**MATERIAL**
START
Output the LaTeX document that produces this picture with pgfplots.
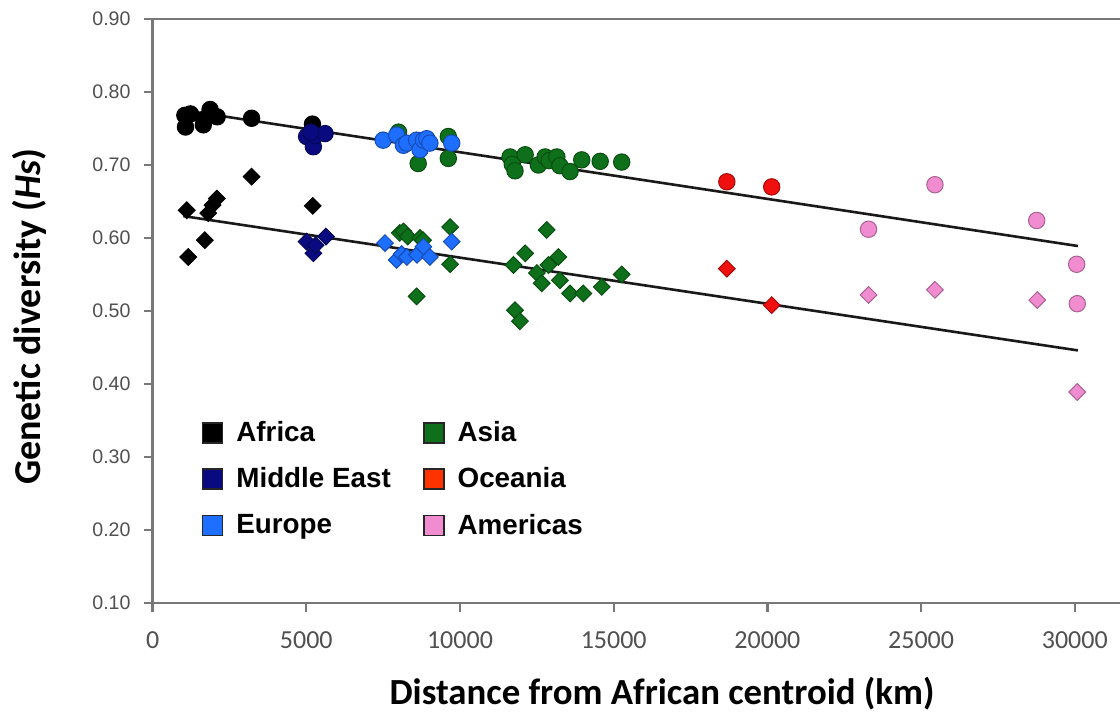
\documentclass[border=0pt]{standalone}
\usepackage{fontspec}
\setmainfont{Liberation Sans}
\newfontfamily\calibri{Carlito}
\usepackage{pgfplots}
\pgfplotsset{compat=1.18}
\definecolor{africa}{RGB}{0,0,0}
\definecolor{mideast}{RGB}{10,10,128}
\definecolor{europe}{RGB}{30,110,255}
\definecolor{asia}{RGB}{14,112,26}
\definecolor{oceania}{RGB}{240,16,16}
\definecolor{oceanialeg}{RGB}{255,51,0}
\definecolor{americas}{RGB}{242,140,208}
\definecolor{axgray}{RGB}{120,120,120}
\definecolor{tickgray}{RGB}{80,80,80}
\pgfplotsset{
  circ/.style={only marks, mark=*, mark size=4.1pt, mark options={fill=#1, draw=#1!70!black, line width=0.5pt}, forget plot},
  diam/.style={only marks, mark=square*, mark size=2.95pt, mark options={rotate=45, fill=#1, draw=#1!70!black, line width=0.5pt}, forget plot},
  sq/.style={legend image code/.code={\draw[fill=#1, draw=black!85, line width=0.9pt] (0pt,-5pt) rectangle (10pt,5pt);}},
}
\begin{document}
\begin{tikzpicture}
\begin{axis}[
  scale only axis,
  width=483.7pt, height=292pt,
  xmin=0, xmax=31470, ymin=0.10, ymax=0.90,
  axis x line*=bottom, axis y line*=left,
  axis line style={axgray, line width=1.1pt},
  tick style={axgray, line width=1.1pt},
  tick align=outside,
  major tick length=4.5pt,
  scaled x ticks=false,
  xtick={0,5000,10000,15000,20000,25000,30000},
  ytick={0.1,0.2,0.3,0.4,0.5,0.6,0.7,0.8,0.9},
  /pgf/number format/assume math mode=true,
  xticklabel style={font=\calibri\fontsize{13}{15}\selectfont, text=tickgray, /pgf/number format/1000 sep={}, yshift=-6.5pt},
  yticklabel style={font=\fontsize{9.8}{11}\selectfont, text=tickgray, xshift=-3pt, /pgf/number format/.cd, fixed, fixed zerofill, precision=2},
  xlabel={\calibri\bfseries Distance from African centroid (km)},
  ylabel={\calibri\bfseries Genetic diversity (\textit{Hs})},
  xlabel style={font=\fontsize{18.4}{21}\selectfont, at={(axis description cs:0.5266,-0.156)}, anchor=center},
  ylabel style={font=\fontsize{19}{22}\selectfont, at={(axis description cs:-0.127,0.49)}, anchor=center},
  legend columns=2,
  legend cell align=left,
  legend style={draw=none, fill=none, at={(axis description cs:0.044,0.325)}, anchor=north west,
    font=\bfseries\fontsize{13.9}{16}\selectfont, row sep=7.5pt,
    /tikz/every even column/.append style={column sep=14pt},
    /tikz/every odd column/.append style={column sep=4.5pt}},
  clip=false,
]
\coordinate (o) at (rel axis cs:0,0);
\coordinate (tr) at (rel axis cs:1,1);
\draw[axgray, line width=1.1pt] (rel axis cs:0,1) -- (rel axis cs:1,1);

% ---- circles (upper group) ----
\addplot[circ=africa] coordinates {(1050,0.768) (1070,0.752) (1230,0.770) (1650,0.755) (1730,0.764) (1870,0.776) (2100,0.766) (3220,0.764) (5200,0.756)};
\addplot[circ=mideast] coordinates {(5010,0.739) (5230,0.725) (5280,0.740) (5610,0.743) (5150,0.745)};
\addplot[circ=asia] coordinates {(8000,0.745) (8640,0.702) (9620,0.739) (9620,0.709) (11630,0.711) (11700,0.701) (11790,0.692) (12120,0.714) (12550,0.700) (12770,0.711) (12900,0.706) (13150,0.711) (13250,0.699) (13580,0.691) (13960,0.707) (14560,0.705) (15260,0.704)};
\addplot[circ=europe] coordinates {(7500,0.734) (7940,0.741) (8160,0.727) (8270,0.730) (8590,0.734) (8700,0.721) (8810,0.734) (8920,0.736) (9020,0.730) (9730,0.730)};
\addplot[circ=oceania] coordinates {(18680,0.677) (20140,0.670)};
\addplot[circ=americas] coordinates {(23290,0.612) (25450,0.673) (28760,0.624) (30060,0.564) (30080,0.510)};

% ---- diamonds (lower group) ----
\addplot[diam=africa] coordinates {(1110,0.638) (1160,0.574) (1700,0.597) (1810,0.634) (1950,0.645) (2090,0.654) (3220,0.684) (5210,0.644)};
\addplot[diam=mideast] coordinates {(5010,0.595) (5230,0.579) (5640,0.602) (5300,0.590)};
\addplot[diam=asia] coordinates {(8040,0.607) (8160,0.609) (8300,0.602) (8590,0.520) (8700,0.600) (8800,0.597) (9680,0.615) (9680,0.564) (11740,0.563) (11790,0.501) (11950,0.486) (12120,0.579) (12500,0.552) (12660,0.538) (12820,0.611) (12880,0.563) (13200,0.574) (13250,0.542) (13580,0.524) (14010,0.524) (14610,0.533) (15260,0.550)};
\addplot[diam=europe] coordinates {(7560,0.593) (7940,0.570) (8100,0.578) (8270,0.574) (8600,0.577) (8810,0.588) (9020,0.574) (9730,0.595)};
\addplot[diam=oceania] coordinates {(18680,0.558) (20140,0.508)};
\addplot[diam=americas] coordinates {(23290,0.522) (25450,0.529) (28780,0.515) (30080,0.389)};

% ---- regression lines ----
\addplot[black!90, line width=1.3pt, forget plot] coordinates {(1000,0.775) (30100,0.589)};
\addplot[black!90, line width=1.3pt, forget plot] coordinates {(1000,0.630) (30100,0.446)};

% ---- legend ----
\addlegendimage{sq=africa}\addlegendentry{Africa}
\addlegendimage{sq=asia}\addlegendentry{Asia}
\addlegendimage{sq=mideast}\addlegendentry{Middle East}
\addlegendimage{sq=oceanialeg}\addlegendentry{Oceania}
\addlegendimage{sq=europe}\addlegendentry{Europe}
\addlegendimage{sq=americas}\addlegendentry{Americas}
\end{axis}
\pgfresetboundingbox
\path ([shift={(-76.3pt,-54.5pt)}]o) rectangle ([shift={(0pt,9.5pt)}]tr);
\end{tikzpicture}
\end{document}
END
**GIVEN PROBLEM**
Copy the whole listing above word for word but do not carry over the pictures.

**SOLUTION TO THE EXERCISE**
Output the LaTeX document that produces this picture with pgfplots.
\documentclass[border=0pt]{standalone}
\usepackage{fontspec}
\setmainfont{Liberation Sans}
\newfontfamily\calibri{Carlito}
\usepackage{pgfplots}
\pgfplotsset{compat=1.18}
\definecolor{africa}{RGB}{0,0,0}
\definecolor{mideast}{RGB}{10,10,128}
\definecolor{europe}{RGB}{30,110,255}
\definecolor{asia}{RGB}{14,112,26}
\definecolor{oceania}{RGB}{240,16,16}
\definecolor{oceanialeg}{RGB}{255,51,0}
\definecolor{americas}{RGB}{242,140,208}
\definecolor{axgray}{RGB}{120,120,120}
\definecolor{tickgray}{RGB}{80,80,80}
\pgfplotsset{
  circ/.style={only marks, mark=*, mark size=4.1pt, mark options={fill=#1, draw=#1!70!black, line width=0.5pt}, forget plot},
  diam/.style={only marks, mark=square*, mark size=2.95pt, mark options={rotate=45, fill=#1, draw=#1!70!black, line width=0.5pt}, forget plot},
  sq/.style={legend image code/.code={\draw[fill=#1, draw=black!85, line width=0.9pt] (0pt,-5pt) rectangle (10pt,5pt);}},
}
\begin{document}
\begin{tikzpicture}
\begin{axis}[
  scale only axis,
  width=483.7pt, height=292pt,
  xmin=0, xmax=31470, ymin=0.10, ymax=0.90,
  axis x line*=bottom, axis y line*=left,
  axis line style={axgray, line width=1.1pt},
  tick style={axgray, line width=1.1pt},
  tick align=outside,
  major tick length=4.5pt,
  scaled x ticks=false,
  xtick={0,5000,10000,15000,20000,25000,30000},
  ytick={0.1,0.2,0.3,0.4,0.5,0.6,0.7,0.8,0.9},
  /pgf/number format/assume math mode=true,
  xticklabel style={font=\calibri\fontsize{13}{15}\selectfont, text=tickgray, /pgf/number format/1000 sep={}, yshift=-6.5pt},
  yticklabel style={font=\fontsize{9.8}{11}\selectfont, text=tickgray, xshift=-3pt, /pgf/number format/.cd, fixed, fixed zerofill, precision=2},
  xlabel={\calibri\bfseries Distance from African centroid (km)},
  ylabel={\calibri\bfseries Genetic diversity (\textit{Hs})},
  xlabel style={font=\fontsize{18.4}{21}\selectfont, at={(axis description cs:0.5266,-0.156)}, anchor=center},
  ylabel style={font=\fontsize{19}{22}\selectfont, at={(axis description cs:-0.127,0.49)}, anchor=center},
  legend columns=2,
  legend cell align=left,
  legend style={draw=none, fill=none, at={(axis description cs:0.044,0.325)}, anchor=north west,
    font=\bfseries\fontsize{13.9}{16}\selectfont, row sep=7.5pt,
    /tikz/every even column/.append style={column sep=14pt},
    /tikz/every odd column/.append style={column sep=4.5pt}},
  clip=false,
]
\coordinate (o) at (rel axis cs:0,0);
\coordinate (tr) at (rel axis cs:1,1);
\draw[axgray, line width=1.1pt] (rel axis cs:0,1) -- (rel axis cs:1,1);

% ---- circles (upper group) ----
\addplot[circ=africa] coordinates {(1050,0.768) (1070,0.752) (1230,0.770) (1650,0.755) (1730,0.764) (1870,0.776) (2100,0.766) (3220,0.764) (5200,0.756)};
\addplot[circ=mideast] coordinates {(5010,0.739) (5230,0.725) (5280,0.740) (5610,0.743) (5150,0.745)};
\addplot[circ=asia] coordinates {(8000,0.745) (8640,0.702) (9620,0.739) (9620,0.709) (11630,0.711) (11700,0.701) (11790,0.692) (12120,0.714) (12550,0.700) (12770,0.711) (12900,0.706) (13150,0.711) (13250,0.699) (13580,0.691) (13960,0.707) (14560,0.705) (15260,0.704)};
\addplot[circ=europe] coordinates {(7500,0.734) (7940,0.741) (8160,0.727) (8270,0.730) (8590,0.734) (8700,0.721) (8810,0.734) (8920,0.736) (9020,0.730) (9730,0.730)};
\addplot[circ=oceania] coordinates {(18680,0.677) (20140,0.670)};
\addplot[circ=americas] coordinates {(23290,0.612) (25450,0.673) (28760,0.624) (30060,0.564) (30080,0.510)};

% ---- diamonds (lower group) ----
\addplot[diam=africa] coordinates {(1110,0.638) (1160,0.574) (1700,0.597) (1810,0.634) (1950,0.645) (2090,0.654) (3220,0.684) (5210,0.644)};
\addplot[diam=mideast] coordinates {(5010,0.595) (5230,0.579) (5640,0.602) (5300,0.590)};
\addplot[diam=asia] coordinates {(8040,0.607) (8160,0.609) (8300,0.602) (8590,0.520) (8700,0.600) (8800,0.597) (9680,0.615) (9680,0.564) (11740,0.563) (11790,0.501) (11950,0.486) (12120,0.579) (12500,0.552) (12660,0.538) (12820,0.611) (12880,0.563) (13200,0.574) (13250,0.542) (13580,0.524) (14010,0.524) (14610,0.533) (15260,0.550)};
\addplot[diam=europe] coordinates {(7560,0.593) (7940,0.570) (8100,0.578) (8270,0.574) (8600,0.577) (8810,0.588) (9020,0.574) (9730,0.595)};
\addplot[diam=oceania] coordinates {(18680,0.558) (20140,0.508)};
\addplot[diam=americas] coordinates {(23290,0.522) (25450,0.529) (28780,0.515) (30080,0.389)};

% ---- regression lines ----
\addplot[black!90, line width=1.3pt, forget plot] coordinates {(1000,0.775) (30100,0.589)};
\addplot[black!90, line width=1.3pt, forget plot] coordinates {(1000,0.630) (30100,0.446)};

% ---- legend ----
\addlegendimage{sq=africa}\addlegendentry{Africa}
\addlegendimage{sq=asia}\addlegendentry{Asia}
\addlegendimage{sq=mideast}\addlegendentry{Middle East}
\addlegendimage{sq=oceanialeg}\addlegendentry{Oceania}
\addlegendimage{sq=europe}\addlegendentry{Europe}
\addlegendimage{sq=americas}\addlegendentry{Americas}
\end{axis}
\pgfresetboundingbox
\path ([shift={(-76.3pt,-54.5pt)}]o) rectangle ([shift={(0pt,9.5pt)}]tr);
\end{tikzpicture}
\end{document}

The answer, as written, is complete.